しかし、後半でその感想は覆ります。後半の展開でそこまでの長い戦時中描写にこめられた「宮部久蔵」の人間像が浮かび上がって来て、この作品の「創作作品」としての価値を感じることが出来ます。

太平洋戦争の悲惨さ、特攻隊員の無念さ、上層部のいい加減さ、等々太平洋戦争の問題が凝縮された一冊ではありますが、これはあくまでも「フィクション」です。これ一冊読んで太平洋戦争が分かったつもりになるのは危険かなと思います。著者も本作を執筆するにあたって多くの文献を参考にしています、本作品はそういった文献を読んだ著者が自分の主観での太平洋戦争における特攻隊員の姿を物語仕立てにしたにすぎないのです。

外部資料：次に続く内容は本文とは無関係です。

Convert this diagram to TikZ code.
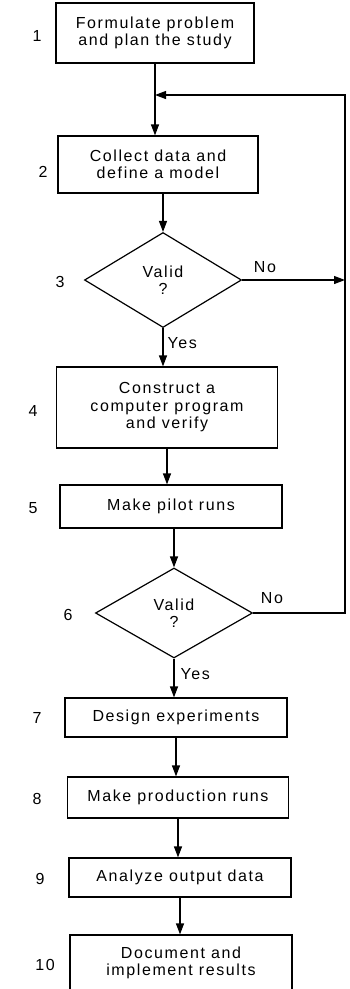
\documentclass[tikz,border=0pt]{standalone}
\usepackage{fontspec}
\setmainfont{Liberation Sans}[LetterSpace=10]
\usetikzlibrary{arrows.meta,positioning,shapes.geometric}
\newcommand{\flowfont}{\fontsize{16}{17.5}\selectfont}
\tikzset{
  flow/box/.style={
    draw=black,
    line width=1.2pt,
    fill=white,
    align=center,
    inner sep=0pt,
    font=\flowfont
  },
  flow/decision/.style={
    diamond,
    draw=black,
    line width=1.2pt,
    fill=white,
    align=center,
    inner sep=0pt,
    font=\flowfont
  },
  flow/arrow/.style={-{Triangle[length=11pt,width=8pt]}, line width=1.2pt},
  flow/line/.style={line width=1.2pt},
  flow/num/.style={font=\flowfont, inner sep=0pt},
  flow/tag/.style={font=\flowfont, inner sep=0pt}
}

\begin{document}
\begin{tikzpicture}[x=1pt,y=-1pt]
  \useasboundingbox (0,0) rectangle (350,989);
  \clip (0,0) rectangle (350,989);
  % steps of the study
  \node[flow/box,minimum width=198pt,minimum height=60pt] (n1) at (155,33) {Formulate problem\\and plan the study};
  \node[flow/box,minimum width=200pt,minimum height=57pt] (n2) at (158,164.5) {Collect data and\\define a model};
  \node[flow/decision,minimum width=157pt,minimum height=95pt] (d3) at (163,280) {Valid\\?};
  \node[flow/box,minimum width=221pt,minimum height=81pt] (n4) at (167,407.5) {Construct a\\computer program\\and verify};
  \node[flow/box,minimum width=222pt,minimum height=43pt] (n5) at (171,506.5) {Make pilot runs};
  \node[flow/decision,minimum width=157pt,minimum height=90pt] (d6) at (174,613) {Valid\\?};
  \node[flow/box,minimum width=222pt,minimum height=39pt] (n7) at (176,717.5) {Design experiments};
  \node[flow/box,minimum width=221pt,minimum height=41pt] (n8) at (178,797.5) {Make production runs};
  \node[flow/box,minimum width=222pt,minimum height=39pt] (n9) at (180,877.5) {Analyze output data};
  \node[flow/box,minimum width=222pt,minimum height=56pt] (n10) at (181,963) {Document and\\implement results};

  % step numbers
  \node[flow/num] (num1) at (37,36) {1};
  \node[flow/num] (num2) at (43,172) {2};
  \node[flow/num] (num3) at (60,282) {3};
  \node[flow/num] (num4) at (33,411) {4};
  \node[flow/num] (num5) at (33,508) {5};
  \node[flow/num] (num6) at (68,615) {6};
  \node[flow/num] (num7) at (37,718) {7};
  \node[flow/num] (num8) at (37,799) {8};
  \node[flow/num] (num9) at (40,879) {9};
  \node[flow/num] (num10) at (45,965) {10};

  % feedback corner
  \coordinate (fb) at (345,95);
  \coordinate (join) at (n1.south |- fb);

  % main flow
  \draw[flow/arrow] (n1.south) -- (n1.south |- n2.north);
  \draw[flow/arrow] (d3.north |- n2.south) -- (d3.north);
  \draw[flow/arrow] (d3.south) -- node[flow/tag,right=4pt,pos=0.4] (yes3) {Yes} (d3.south |- n4.north);
  \draw[flow/arrow] (n4.south) -- (n4.south |- n5.north);
  \draw[flow/arrow] (d6.north |- n5.south) -- (d6.north);
  \draw[flow/arrow] (d6.south) -- node[flow/tag,right=6pt,pos=0.4] (yes6) {Yes} (d6.south |- n7.north);
  \draw[flow/arrow] (n7.south) -- (n7.south |- n8.north);
  \draw[flow/arrow] (n8.south) -- (n8.south |- n9.north);
  \draw[flow/arrow] (n9.south) -- (n9.south |- n10.north);

  % rejections
  \draw[flow/arrow] (d3.east) -- (d3.east -| fb);
  \draw[flow/arrow] (d6.east) -- (d6.east -| fb) -- (fb) -- (join);
  \node[flow/tag] (no3) at (265,267) {No};
  \node[flow/tag] (no6) at (272,598) {No};
\end{tikzpicture}
\end{document}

作品に登場する何人かの有名なパイロットは実在の人物ですが、「宮部久蔵」は著者の創作です、実際にこういう人が居たわけではないのです。もちろん、旧日本軍にも正しい考え方の人は居たと思いますが「宮部久蔵」が居たわけではありません、当たり前の話なんですが。

本作品で著者が発したいことにはほぼ同意できます、でもこれだけでは太平洋戦争を理解するのは不可能、ということは認識しておくべきと思います。

最後に、日本のジャーナリズムに関して現在においても戦争当時と変わっていないという指摘(をしていると理解しているのですが)については全くその通りだと思いました。

面白いですが、読み取り方の難しい作品です、ただ「面白かった」で終わるべきではないと思います。